### Task
Your task is to output the listing word for word, with pictures excluded.

### Stored rows
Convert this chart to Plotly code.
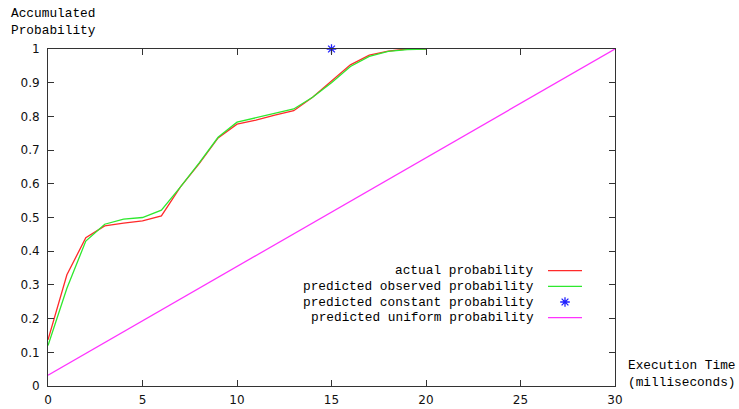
import plotly.graph_objects as go

# ---- data ----
x_ms = list(range(0, 21))
actual = [0.137, 0.33, 0.44, 0.475, 0.483, 0.49, 0.505, 0.59, 0.66, 0.736, 0.777,
          0.789, 0.804, 0.817, 0.857, 0.905, 0.953, 0.982, 0.994, 1.0, 1.0]
observed = [0.12, 0.29, 0.43, 0.48, 0.495, 0.50, 0.522, 0.59, 0.662, 0.738, 0.783,
            0.796, 0.808, 0.822, 0.857, 0.90, 0.948, 0.978, 0.993, 0.998, 1.0]
const_x = [15]
const_y = [1.0]
uniform_x = [0, 30]
uniform_y = [0.032, 1.0]

legend_labels = ["actual probability", "predicted observed probability",
                 "predicted constant probability", "predicted uniform probability"]

RED = "#ff2a2a"
GREEN = "#2ee82e"
BLUE = "#2020ff"
MAG = "#ff33ff"
MONO = "Liberation Mono, DejaVu Sans Mono, monospace"
SANS = "DejaVu Sans, Liberation Sans, sans-serif"

W, H = 739, 409
L, R, T, B = 48, 124, 49, 23
PW, PH = W - L - R, H - T - B


def px(xp):  # page pixel -> paper fraction
    return (xp - L) / PW


def py(yp):
    return (H - B - yp) / PH


fig = go.Figure()
fig.add_trace(go.Scatter(x=x_ms, y=actual, mode="lines", line=dict(color=RED, width=1.3)))
fig.add_trace(go.Scatter(x=x_ms, y=observed, mode="lines", line=dict(color=GREEN, width=1.3)))
fig.add_trace(go.Scatter(x=const_x, y=const_y, mode="markers", cliponaxis=False,
                         marker=dict(symbol="asterisk-open", size=8, color=BLUE,
                                     line=dict(color=BLUE, width=1.3))))
fig.add_trace(go.Scatter(x=uniform_x, y=uniform_y, mode="lines", line=dict(color=MAG, width=1.3)))

# custom legend (samples on the right of right-aligned labels, gnuplot style)
row_y = [270.7, 286.3, 302, 317.6]
styles = [("line", RED), ("line", GREEN), ("marker", BLUE), ("line", MAG)]
shapes = []
annotations = []
for ry, (kind, col), lab in zip(row_y, styles, legend_labels):
    if kind == "line":
        shapes.append(dict(type="line", xref="paper", yref="paper",
                           x0=px(548), x1=px(582), y0=py(ry), y1=py(ry),
                           line=dict(color=col, width=1.3)))
    else:
        fig.add_trace(go.Scatter(x=[px(565) * 30], y=[py(ry)], mode="markers",
                                 hoverinfo="skip",
                                 marker=dict(symbol="asterisk-open", size=8, color=col,
                                             line=dict(color=col, width=1.3))))
    annotations.append(dict(x=px(536), y=py(ry), xref="paper", yref="paper", text=lab,
                            showarrow=False, xanchor="right", yanchor="middle",
                            font=dict(family=MONO, size=12.8, color="black")))

annotations.append(dict(x=px(9), y=py(22), xref="paper", yref="paper", showarrow=False,
                        text="Accumulated<br>Probability", align="left",
                        xanchor="left", yanchor="middle",
                        font=dict(family=MONO, size=12.8, color="black")))
annotations.append(dict(x=px(626), y=py(374), xref="paper", yref="paper", showarrow=False,
                        text="Execution Time<br>(milliseconds)", align="right",
                        xanchor="left", yanchor="middle",
                        font=dict(family=MONO, size=12.8, color="black")))

axis_common = dict(showgrid=False, zeroline=False, showline=True, linecolor="#333",
                   linewidth=1, ticks="inside", ticklen=6, tickcolor="#333",
                   mirror="allticks", automargin=False,
                   tickfont=dict(family=SANS, size=12, color="#111"))

fig.update_layout(
    width=W, height=H,
    margin=dict(l=L, r=R, t=T, b=B),
    paper_bgcolor="white", plot_bgcolor="white",
    showlegend=False,
    xaxis=dict(range=[0, 30], tickmode="linear", tick0=0, dtick=5,
               ticklabelstandoff=3, **axis_common),
    yaxis=dict(range=[0, 1], tickmode="linear", tick0=0, dtick=0.1,
               ticklabelstandoff=5, **axis_common),
    shapes=shapes,
    annotations=annotations,
)

fig.write_html("out.html",
               config={"displayModeBar": False, "staticPlot": True},
               post_script="document.body.style.margin='0';"
                           "document.body.style.overflow='hidden';")
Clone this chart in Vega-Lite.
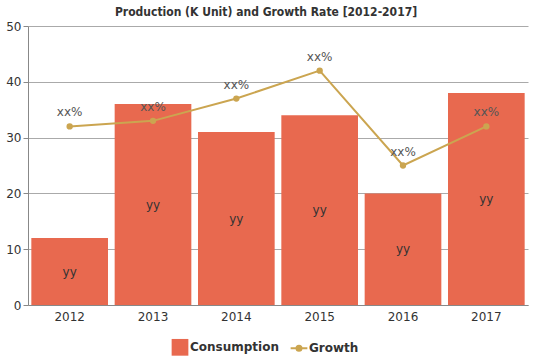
{
  "$schema": "https://vega.github.io/schema/vega-lite/v6.json",
  "width": 500,
  "height": 279,
  "autosize": {"type": "none"},
  "padding": {"left": 28, "top": 26, "right": 11, "bottom": 54},
  "background": "white",
  "config": {
    "view": {"stroke": null},
    "font": "DejaVu Sans",
    "axis": {"labelFont": "DejaVu Sans", "labelFontSize": 12, "labelColor": "#333", "domainColor": "#888", "tickColor": "#888", "gridColor": "#aaa"},
    "axisY": {"values": [0, 10, 20, 30, 40, 50], "tickSize": 5, "labelPadding": 2, "grid": true, "title": null, "labelOverlap": false}
  },
  "title": {
    "text": "Production (K Unit) and Growth Rate [2012-2017]",
    "font": "DejaVu Sans Condensed",
    "fontWeight": "bold",
    "fontSize": 12,
    "color": "#333",
    "offset": 1,
    "dx": -12
  },
  "data": {
    "values": [
      {"year": "2012", "Consumption": 12, "Growth": 32},
      {"year": "2013", "Consumption": 36, "Growth": 33},
      {"year": "2014", "Consumption": 31, "Growth": 37},
      {"year": "2015", "Consumption": 34, "Growth": 42},
      {"year": "2016", "Consumption": 20, "Growth": 25},
      {"year": "2017", "Consumption": 38, "Growth": 32}
    ]
  },
  "encoding": {
    "x": {
      "field": "year", "type": "nominal",
      "scale": {"paddingInner": 0.08, "paddingOuter": 0.04},
      "axis": {"title": null, "labelAngle": 0, "ticks": false, "labelPadding": 6}
    }
  },
  "layer": [
    {
      "mark": {"type": "bar", "color": "#E8694F"},
      "encoding": {
        "y": {
          "field": "Consumption", "type": "quantitative",
          "scale": {"domain": [0, 50]}
        },
        "color": {
          "datum": "Consumption",
          "scale": {"domain": ["Consumption", "Growth"], "range": ["#E8694F", "#CBA550"]},
          "legend": {
            "title": null, "orient": "none", "direction": "horizontal",
            "legendX": 146, "legendY": 315,
            "labelFont": "DejaVu Sans", "labelFontSize": 12, "labelFontWeight": "bold", "labelColor": "#333",
            "symbolSize": 280, "columnPadding": 6,
            "symbolType": "square",
            "encode": {
              "symbols": {
                "update": {
                  "shape": {"signal": "datum.value === 'Growth' ? 'M-1,0H1M-0.3,0A0.3,0.3 0 1,1 0.3,0A0.3,0.3 0 1,1 -0.3,0' : 'square'"},
                  "strokeWidth": {"signal": "datum.value === 'Growth' ? 2 : 0"},
                  "stroke": {"signal": "datum.value === 'Growth' ? '#CBA550' : '#E8694F'"},
                  "fill": {"signal": "datum.value === 'Growth' ? '#CBA550' : '#E8694F'"},
                  "fillOpacity": {"value": 1}
                }
              }
            }
          }
        }
      }
    },
    {
      "transform": [{"calculate": "datum.Consumption / 2", "as": "mid"}],
      "mark": {"type": "text", "fontSize": 12, "color": "#333"},
      "encoding": {
        "y": {"field": "mid", "type": "quantitative"},
        "text": {"value": "yy"}
      }
    },
    {
      "mark": {"type": "line", "color": "#CBA550", "strokeWidth": 2, "point": {"filled": true, "size": 40, "color": "#CBA550"}},
      "encoding": {
        "y": {"field": "Growth", "type": "quantitative"},
        "color": {"datum": "Growth"}
      }
    },
    {
      "mark": {"type": "text", "fontSize": 12, "color": "#555", "dy": -14},
      "encoding": {
        "y": {"field": "Growth", "type": "quantitative"},
        "text": {"value": "xx%"}
      }
    }
  ]
}
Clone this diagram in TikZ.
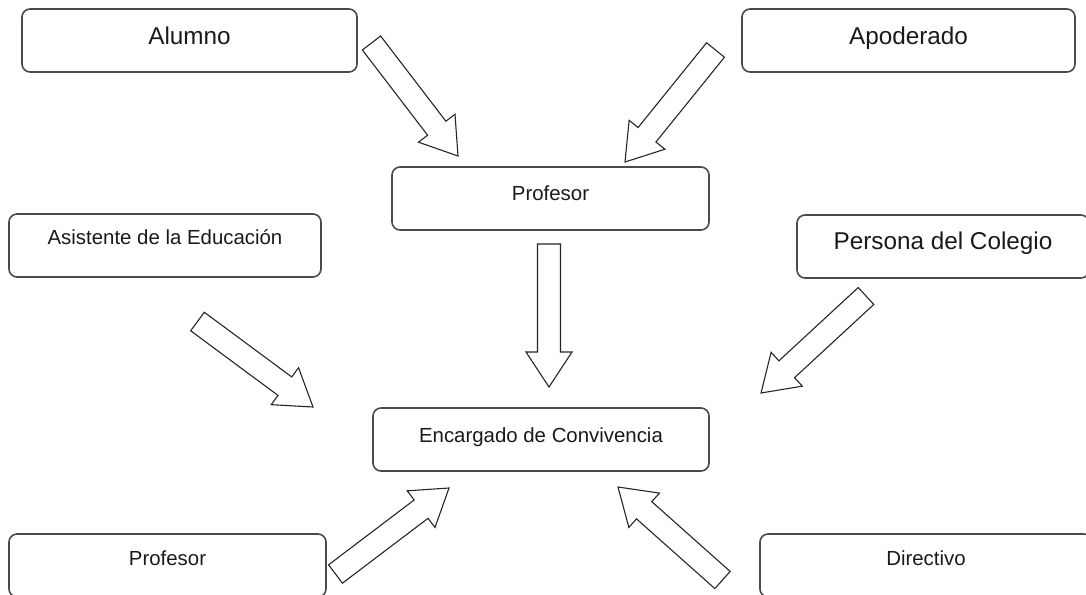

### Response below
Convert this chart to Plotly code.
import plotly.graph_objects as go

# ---- data ----
x_ms = list(range(0, 21))
actual = [0.137, 0.33, 0.44, 0.475, 0.483, 0.49, 0.505, 0.59, 0.66, 0.736, 0.777,
          0.789, 0.804, 0.817, 0.857, 0.905, 0.953, 0.982, 0.994, 1.0, 1.0]
observed = [0.12, 0.29, 0.43, 0.48, 0.495, 0.50, 0.522, 0.59, 0.662, 0.738, 0.783,
            0.796, 0.808, 0.822, 0.857, 0.90, 0.948, 0.978, 0.993, 0.998, 1.0]
const_x = [15]
const_y = [1.0]
uniform_x = [0, 30]
uniform_y = [0.032, 1.0]

legend_labels = ["actual probability", "predicted observed probability",
                 "predicted constant probability", "predicted uniform probability"]

RED = "#ff2a2a"
GREEN = "#2ee82e"
BLUE = "#2020ff"
MAG = "#ff33ff"
MONO = "Liberation Mono, DejaVu Sans Mono, monospace"
SANS = "DejaVu Sans, Liberation Sans, sans-serif"

W, H = 739, 409
L, R, T, B = 48, 124, 49, 23
PW, PH = W - L - R, H - T - B


def px(xp):  # page pixel -> paper fraction
    return (xp - L) / PW


def py(yp):
    return (H - B - yp) / PH


fig = go.Figure()
fig.add_trace(go.Scatter(x=x_ms, y=actual, mode="lines", line=dict(color=RED, width=1.3)))
fig.add_trace(go.Scatter(x=x_ms, y=observed, mode="lines", line=dict(color=GREEN, width=1.3)))
fig.add_trace(go.Scatter(x=const_x, y=const_y, mode="markers", cliponaxis=False,
                         marker=dict(symbol="asterisk-open", size=8, color=BLUE,
                                     line=dict(color=BLUE, width=1.3))))
fig.add_trace(go.Scatter(x=uniform_x, y=uniform_y, mode="lines", line=dict(color=MAG, width=1.3)))

# custom legend (samples on the right of right-aligned labels, gnuplot style)
row_y = [270.7, 286.3, 302, 317.6]
styles = [("line", RED), ("line", GREEN), ("marker", BLUE), ("line", MAG)]
shapes = []
annotations = []
for ry, (kind, col), lab in zip(row_y, styles, legend_labels):
    if kind == "line":
        shapes.append(dict(type="line", xref="paper", yref="paper",
                           x0=px(548), x1=px(582), y0=py(ry), y1=py(ry),
                           line=dict(color=col, width=1.3)))
    else:
        fig.add_trace(go.Scatter(x=[px(565) * 30], y=[py(ry)], mode="markers",
                                 hoverinfo="skip",
                                 marker=dict(symbol="asterisk-open", size=8, color=col,
                                             line=dict(color=col, width=1.3))))
    annotations.append(dict(x=px(536), y=py(ry), xref="paper", yref="paper", text=lab,
                            showarrow=False, xanchor="right", yanchor="middle",
                            font=dict(family=MONO, size=12.8, color="black")))

annotations.append(dict(x=px(9), y=py(22), xref="paper", yref="paper", showarrow=False,
                        text="Accumulated<br>Probability", align="left",
                        xanchor="left", yanchor="middle",
                        font=dict(family=MONO, size=12.8, color="black")))
annotations.append(dict(x=px(626), y=py(374), xref="paper", yref="paper", showarrow=False,
                        text="Execution Time<br>(milliseconds)", align="right",
                        xanchor="left", yanchor="middle",
                        font=dict(family=MONO, size=12.8, color="black")))

axis_common = dict(showgrid=False, zeroline=False, showline=True, linecolor="#333",
                   linewidth=1, ticks="inside", ticklen=6, tickcolor="#333",
                   mirror="allticks", automargin=False,
                   tickfont=dict(family=SANS, size=12, color="#111"))

fig.update_layout(
    width=W, height=H,
    margin=dict(l=L, r=R, t=T, b=B),
    paper_bgcolor="white", plot_bgcolor="white",
    showlegend=False,
    xaxis=dict(range=[0, 30], tickmode="linear", tick0=0, dtick=5,
               ticklabelstandoff=3, **axis_common),
    yaxis=dict(range=[0, 1], tickmode="linear", tick0=0, dtick=0.1,
               ticklabelstandoff=5, **axis_common),
    shapes=shapes,
    annotations=annotations,
)

fig.write_html("out.html",
               config={"displayModeBar": False, "staticPlot": True},
               post_script="document.body.style.margin='0';"
                           "document.body.style.overflow='hidden';")
Clone this chart in Vega-Lite.
{
  "$schema": "https://vega.github.io/schema/vega-lite/v6.json",
  "width": 500,
  "height": 279,
  "autosize": {"type": "none"},
  "padding": {"left": 28, "top": 26, "right": 11, "bottom": 54},
  "background": "white",
  "config": {
    "view": {"stroke": null},
    "font": "DejaVu Sans",
    "axis": {"labelFont": "DejaVu Sans", "labelFontSize": 12, "labelColor": "#333", "domainColor": "#888", "tickColor": "#888", "gridColor": "#aaa"},
    "axisY": {"values": [0, 10, 20, 30, 40, 50], "tickSize": 5, "labelPadding": 2, "grid": true, "title": null, "labelOverlap": false}
  },
  "title": {
    "text": "Production (K Unit) and Growth Rate [2012-2017]",
    "font": "DejaVu Sans Condensed",
    "fontWeight": "bold",
    "fontSize": 12,
    "color": "#333",
    "offset": 1,
    "dx": -12
  },
  "data": {
    "values": [
      {"year": "2012", "Consumption": 12, "Growth": 32},
      {"year": "2013", "Consumption": 36, "Growth": 33},
      {"year": "2014", "Consumption": 31, "Growth": 37},
      {"year": "2015", "Consumption": 34, "Growth": 42},
      {"year": "2016", "Consumption": 20, "Growth": 25},
      {"year": "2017", "Consumption": 38, "Growth": 32}
    ]
  },
  "encoding": {
    "x": {
      "field": "year", "type": "nominal",
      "scale": {"paddingInner": 0.08, "paddingOuter": 0.04},
      "axis": {"title": null, "labelAngle": 0, "ticks": false, "labelPadding": 6}
    }
  },
  "layer": [
    {
      "mark": {"type": "bar", "color": "#E8694F"},
      "encoding": {
        "y": {
          "field": "Consumption", "type": "quantitative",
          "scale": {"domain": [0, 50]}
        },
        "color": {
          "datum": "Consumption",
          "scale": {"domain": ["Consumption", "Growth"], "range": ["#E8694F", "#CBA550"]},
          "legend": {
            "title": null, "orient": "none", "direction": "horizontal",
            "legendX": 146, "legendY": 315,
            "labelFont": "DejaVu Sans", "labelFontSize": 12, "labelFontWeight": "bold", "labelColor": "#333",
            "symbolSize": 280, "columnPadding": 6,
            "symbolType": "square",
            "encode": {
              "symbols": {
                "update": {
                  "shape": {"signal": "datum.value === 'Growth' ? 'M-1,0H1M-0.3,0A0.3,0.3 0 1,1 0.3,0A0.3,0.3 0 1,1 -0.3,0' : 'square'"},
                  "strokeWidth": {"signal": "datum.value === 'Growth' ? 2 : 0"},
                  "stroke": {"signal": "datum.value === 'Growth' ? '#CBA550' : '#E8694F'"},
                  "fill": {"signal": "datum.value === 'Growth' ? '#CBA550' : '#E8694F'"},
                  "fillOpacity": {"value": 1}
                }
              }
            }
          }
        }
      }
    },
    {
      "transform": [{"calculate": "datum.Consumption / 2", "as": "mid"}],
      "mark": {"type": "text", "fontSize": 12, "color": "#333"},
      "encoding": {
        "y": {"field": "mid", "type": "quantitative"},
        "text": {"value": "yy"}
      }
    },
    {
      "mark": {"type": "line", "color": "#CBA550", "strokeWidth": 2, "point": {"filled": true, "size": 40, "color": "#CBA550"}},
      "encoding": {
        "y": {"field": "Growth", "type": "quantitative"},
        "color": {"datum": "Growth"}
      }
    },
    {
      "mark": {"type": "text", "fontSize": 12, "color": "#555", "dy": -14},
      "encoding": {
        "y": {"field": "Growth", "type": "quantitative"},
        "text": {"value": "xx%"}
      }
    }
  ]
}
Clone this diagram in TikZ.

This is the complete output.